■ **Data shown**:
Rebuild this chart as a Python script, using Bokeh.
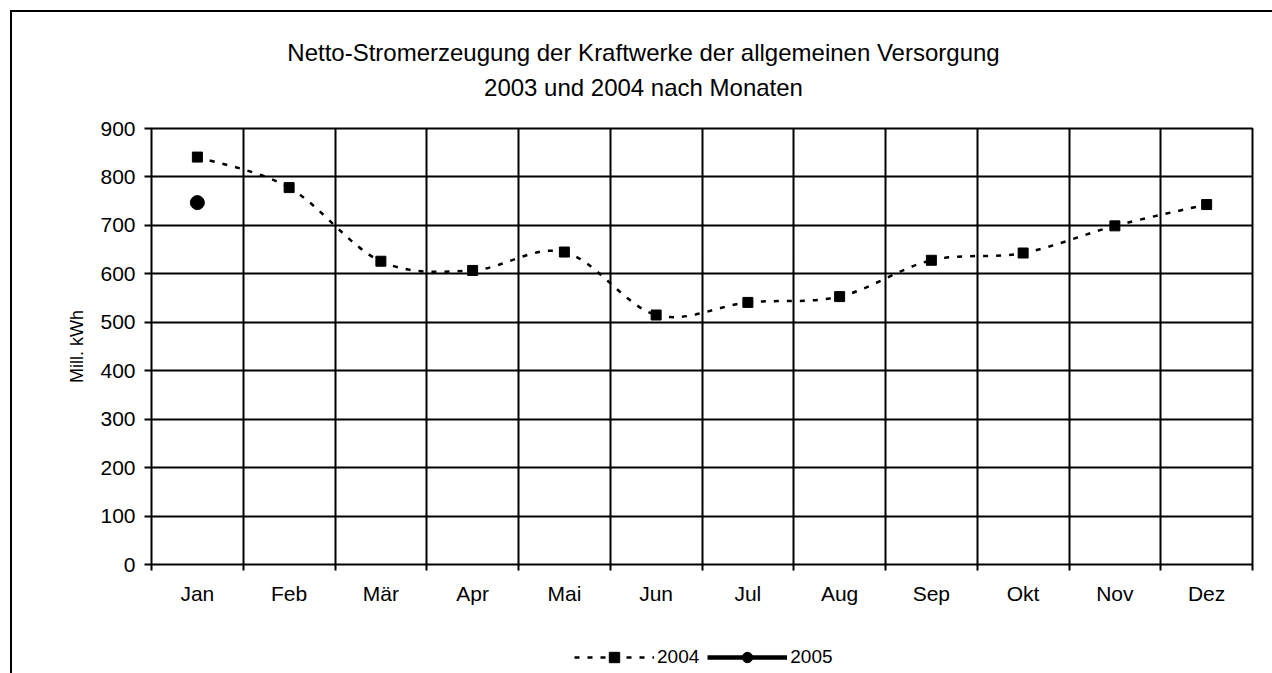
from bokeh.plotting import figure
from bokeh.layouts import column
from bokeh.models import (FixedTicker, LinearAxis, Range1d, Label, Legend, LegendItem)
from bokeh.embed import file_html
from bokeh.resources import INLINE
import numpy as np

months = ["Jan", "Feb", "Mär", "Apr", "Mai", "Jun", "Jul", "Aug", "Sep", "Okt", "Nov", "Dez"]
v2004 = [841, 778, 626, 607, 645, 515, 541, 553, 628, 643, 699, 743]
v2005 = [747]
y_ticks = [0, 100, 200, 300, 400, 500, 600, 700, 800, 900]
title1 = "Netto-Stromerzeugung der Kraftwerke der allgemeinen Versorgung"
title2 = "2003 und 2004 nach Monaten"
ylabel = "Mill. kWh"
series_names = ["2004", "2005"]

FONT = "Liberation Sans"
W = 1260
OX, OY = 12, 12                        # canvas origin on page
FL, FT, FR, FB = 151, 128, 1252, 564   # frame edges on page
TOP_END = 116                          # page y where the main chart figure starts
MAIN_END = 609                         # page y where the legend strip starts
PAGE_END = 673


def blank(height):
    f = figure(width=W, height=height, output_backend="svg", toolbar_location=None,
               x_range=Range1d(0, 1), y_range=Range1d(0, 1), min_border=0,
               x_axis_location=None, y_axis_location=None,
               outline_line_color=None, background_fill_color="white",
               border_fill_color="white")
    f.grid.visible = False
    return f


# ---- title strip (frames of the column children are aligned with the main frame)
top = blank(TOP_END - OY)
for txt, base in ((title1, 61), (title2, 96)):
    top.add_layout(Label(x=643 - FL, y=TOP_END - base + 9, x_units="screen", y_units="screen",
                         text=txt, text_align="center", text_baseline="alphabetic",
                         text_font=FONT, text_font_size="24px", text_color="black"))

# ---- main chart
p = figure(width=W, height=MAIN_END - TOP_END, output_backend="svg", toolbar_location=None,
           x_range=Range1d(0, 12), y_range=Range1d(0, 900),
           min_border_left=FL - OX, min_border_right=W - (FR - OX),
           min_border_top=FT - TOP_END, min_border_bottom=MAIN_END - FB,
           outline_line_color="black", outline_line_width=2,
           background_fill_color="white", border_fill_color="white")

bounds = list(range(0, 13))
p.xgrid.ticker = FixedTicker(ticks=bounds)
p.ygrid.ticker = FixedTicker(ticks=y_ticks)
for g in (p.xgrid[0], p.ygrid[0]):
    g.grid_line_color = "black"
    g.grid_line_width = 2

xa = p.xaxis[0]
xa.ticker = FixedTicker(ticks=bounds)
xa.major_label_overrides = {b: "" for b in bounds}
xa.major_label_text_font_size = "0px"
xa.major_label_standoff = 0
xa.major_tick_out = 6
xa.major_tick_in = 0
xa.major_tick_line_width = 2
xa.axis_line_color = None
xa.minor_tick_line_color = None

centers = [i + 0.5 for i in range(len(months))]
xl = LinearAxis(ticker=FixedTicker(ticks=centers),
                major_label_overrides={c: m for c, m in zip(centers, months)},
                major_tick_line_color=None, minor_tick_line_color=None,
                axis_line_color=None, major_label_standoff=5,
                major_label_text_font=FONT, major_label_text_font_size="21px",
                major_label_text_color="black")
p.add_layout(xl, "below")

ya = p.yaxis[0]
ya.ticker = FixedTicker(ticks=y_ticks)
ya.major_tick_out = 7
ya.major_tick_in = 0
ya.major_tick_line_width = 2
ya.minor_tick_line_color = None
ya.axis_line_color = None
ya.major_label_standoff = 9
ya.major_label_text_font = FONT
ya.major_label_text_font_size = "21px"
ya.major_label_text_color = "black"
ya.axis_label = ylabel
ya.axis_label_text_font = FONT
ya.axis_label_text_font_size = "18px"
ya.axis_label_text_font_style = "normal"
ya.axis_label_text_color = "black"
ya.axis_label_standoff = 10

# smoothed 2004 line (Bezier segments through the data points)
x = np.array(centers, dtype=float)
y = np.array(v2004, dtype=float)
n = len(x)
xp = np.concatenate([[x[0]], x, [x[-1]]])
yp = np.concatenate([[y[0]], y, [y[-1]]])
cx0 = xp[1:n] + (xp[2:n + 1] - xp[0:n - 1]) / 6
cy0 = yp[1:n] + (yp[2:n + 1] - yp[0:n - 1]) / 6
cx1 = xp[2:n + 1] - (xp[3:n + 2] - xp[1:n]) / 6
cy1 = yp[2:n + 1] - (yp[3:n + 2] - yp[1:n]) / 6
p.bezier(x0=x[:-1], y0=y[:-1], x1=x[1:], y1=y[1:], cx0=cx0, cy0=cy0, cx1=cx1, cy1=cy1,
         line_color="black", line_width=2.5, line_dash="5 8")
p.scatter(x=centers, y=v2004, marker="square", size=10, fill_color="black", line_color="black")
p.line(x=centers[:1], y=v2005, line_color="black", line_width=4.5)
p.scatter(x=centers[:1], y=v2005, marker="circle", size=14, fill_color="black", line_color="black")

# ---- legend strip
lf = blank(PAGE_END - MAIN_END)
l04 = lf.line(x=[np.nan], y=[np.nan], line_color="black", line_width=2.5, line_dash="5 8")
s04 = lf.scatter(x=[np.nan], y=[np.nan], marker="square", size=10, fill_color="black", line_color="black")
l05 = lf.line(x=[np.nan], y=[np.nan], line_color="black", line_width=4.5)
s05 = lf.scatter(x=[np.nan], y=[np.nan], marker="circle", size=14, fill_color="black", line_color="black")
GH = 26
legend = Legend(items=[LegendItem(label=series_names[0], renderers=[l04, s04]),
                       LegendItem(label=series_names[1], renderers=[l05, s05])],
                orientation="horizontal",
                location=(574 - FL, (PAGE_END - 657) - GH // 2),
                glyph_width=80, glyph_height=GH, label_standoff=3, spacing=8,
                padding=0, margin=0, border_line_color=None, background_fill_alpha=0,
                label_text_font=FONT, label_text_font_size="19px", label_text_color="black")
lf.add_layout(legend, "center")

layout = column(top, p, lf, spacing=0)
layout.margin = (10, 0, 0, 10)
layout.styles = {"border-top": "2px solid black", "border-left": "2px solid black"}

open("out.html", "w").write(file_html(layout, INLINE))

■ **Brief**: Restate the full listing verbatim and drop every picture.

■ **Correct output**:
Rebuild this chart as a Python script, using Bokeh.
from bokeh.plotting import figure
from bokeh.layouts import column
from bokeh.models import (FixedTicker, LinearAxis, Range1d, Label, Legend, LegendItem)
from bokeh.embed import file_html
from bokeh.resources import INLINE
import numpy as np

months = ["Jan", "Feb", "Mär", "Apr", "Mai", "Jun", "Jul", "Aug", "Sep", "Okt", "Nov", "Dez"]
v2004 = [841, 778, 626, 607, 645, 515, 541, 553, 628, 643, 699, 743]
v2005 = [747]
y_ticks = [0, 100, 200, 300, 400, 500, 600, 700, 800, 900]
title1 = "Netto-Stromerzeugung der Kraftwerke der allgemeinen Versorgung"
title2 = "2003 und 2004 nach Monaten"
ylabel = "Mill. kWh"
series_names = ["2004", "2005"]

FONT = "Liberation Sans"
W = 1260
OX, OY = 12, 12                        # canvas origin on page
FL, FT, FR, FB = 151, 128, 1252, 564   # frame edges on page
TOP_END = 116                          # page y where the main chart figure starts
MAIN_END = 609                         # page y where the legend strip starts
PAGE_END = 673


def blank(height):
    f = figure(width=W, height=height, output_backend="svg", toolbar_location=None,
               x_range=Range1d(0, 1), y_range=Range1d(0, 1), min_border=0,
               x_axis_location=None, y_axis_location=None,
               outline_line_color=None, background_fill_color="white",
               border_fill_color="white")
    f.grid.visible = False
    return f


# ---- title strip (frames of the column children are aligned with the main frame)
top = blank(TOP_END - OY)
for txt, base in ((title1, 61), (title2, 96)):
    top.add_layout(Label(x=643 - FL, y=TOP_END - base + 9, x_units="screen", y_units="screen",
                         text=txt, text_align="center", text_baseline="alphabetic",
                         text_font=FONT, text_font_size="24px", text_color="black"))

# ---- main chart
p = figure(width=W, height=MAIN_END - TOP_END, output_backend="svg", toolbar_location=None,
           x_range=Range1d(0, 12), y_range=Range1d(0, 900),
           min_border_left=FL - OX, min_border_right=W - (FR - OX),
           min_border_top=FT - TOP_END, min_border_bottom=MAIN_END - FB,
           outline_line_color="black", outline_line_width=2,
           background_fill_color="white", border_fill_color="white")

bounds = list(range(0, 13))
p.xgrid.ticker = FixedTicker(ticks=bounds)
p.ygrid.ticker = FixedTicker(ticks=y_ticks)
for g in (p.xgrid[0], p.ygrid[0]):
    g.grid_line_color = "black"
    g.grid_line_width = 2

xa = p.xaxis[0]
xa.ticker = FixedTicker(ticks=bounds)
xa.major_label_overrides = {b: "" for b in bounds}
xa.major_label_text_font_size = "0px"
xa.major_label_standoff = 0
xa.major_tick_out = 6
xa.major_tick_in = 0
xa.major_tick_line_width = 2
xa.axis_line_color = None
xa.minor_tick_line_color = None

centers = [i + 0.5 for i in range(len(months))]
xl = LinearAxis(ticker=FixedTicker(ticks=centers),
                major_label_overrides={c: m for c, m in zip(centers, months)},
                major_tick_line_color=None, minor_tick_line_color=None,
                axis_line_color=None, major_label_standoff=5,
                major_label_text_font=FONT, major_label_text_font_size="21px",
                major_label_text_color="black")
p.add_layout(xl, "below")

ya = p.yaxis[0]
ya.ticker = FixedTicker(ticks=y_ticks)
ya.major_tick_out = 7
ya.major_tick_in = 0
ya.major_tick_line_width = 2
ya.minor_tick_line_color = None
ya.axis_line_color = None
ya.major_label_standoff = 9
ya.major_label_text_font = FONT
ya.major_label_text_font_size = "21px"
ya.major_label_text_color = "black"
ya.axis_label = ylabel
ya.axis_label_text_font = FONT
ya.axis_label_text_font_size = "18px"
ya.axis_label_text_font_style = "normal"
ya.axis_label_text_color = "black"
ya.axis_label_standoff = 10

# smoothed 2004 line (Bezier segments through the data points)
x = np.array(centers, dtype=float)
y = np.array(v2004, dtype=float)
n = len(x)
xp = np.concatenate([[x[0]], x, [x[-1]]])
yp = np.concatenate([[y[0]], y, [y[-1]]])
cx0 = xp[1:n] + (xp[2:n + 1] - xp[0:n - 1]) / 6
cy0 = yp[1:n] + (yp[2:n + 1] - yp[0:n - 1]) / 6
cx1 = xp[2:n + 1] - (xp[3:n + 2] - xp[1:n]) / 6
cy1 = yp[2:n + 1] - (yp[3:n + 2] - yp[1:n]) / 6
p.bezier(x0=x[:-1], y0=y[:-1], x1=x[1:], y1=y[1:], cx0=cx0, cy0=cy0, cx1=cx1, cy1=cy1,
         line_color="black", line_width=2.5, line_dash="5 8")
p.scatter(x=centers, y=v2004, marker="square", size=10, fill_color="black", line_color="black")
p.line(x=centers[:1], y=v2005, line_color="black", line_width=4.5)
p.scatter(x=centers[:1], y=v2005, marker="circle", size=14, fill_color="black", line_color="black")

# ---- legend strip
lf = blank(PAGE_END - MAIN_END)
l04 = lf.line(x=[np.nan], y=[np.nan], line_color="black", line_width=2.5, line_dash="5 8")
s04 = lf.scatter(x=[np.nan], y=[np.nan], marker="square", size=10, fill_color="black", line_color="black")
l05 = lf.line(x=[np.nan], y=[np.nan], line_color="black", line_width=4.5)
s05 = lf.scatter(x=[np.nan], y=[np.nan], marker="circle", size=14, fill_color="black", line_color="black")
GH = 26
legend = Legend(items=[LegendItem(label=series_names[0], renderers=[l04, s04]),
                       LegendItem(label=series_names[1], renderers=[l05, s05])],
                orientation="horizontal",
                location=(574 - FL, (PAGE_END - 657) - GH // 2),
                glyph_width=80, glyph_height=GH, label_standoff=3, spacing=8,
                padding=0, margin=0, border_line_color=None, background_fill_alpha=0,
                label_text_font=FONT, label_text_font_size="19px", label_text_color="black")
lf.add_layout(legend, "center")

layout = column(top, p, lf, spacing=0)
layout.margin = (10, 0, 0, 10)
layout.styles = {"border-top": "2px solid black", "border-left": "2px solid black"}

open("out.html", "w").write(file_html(layout, INLINE))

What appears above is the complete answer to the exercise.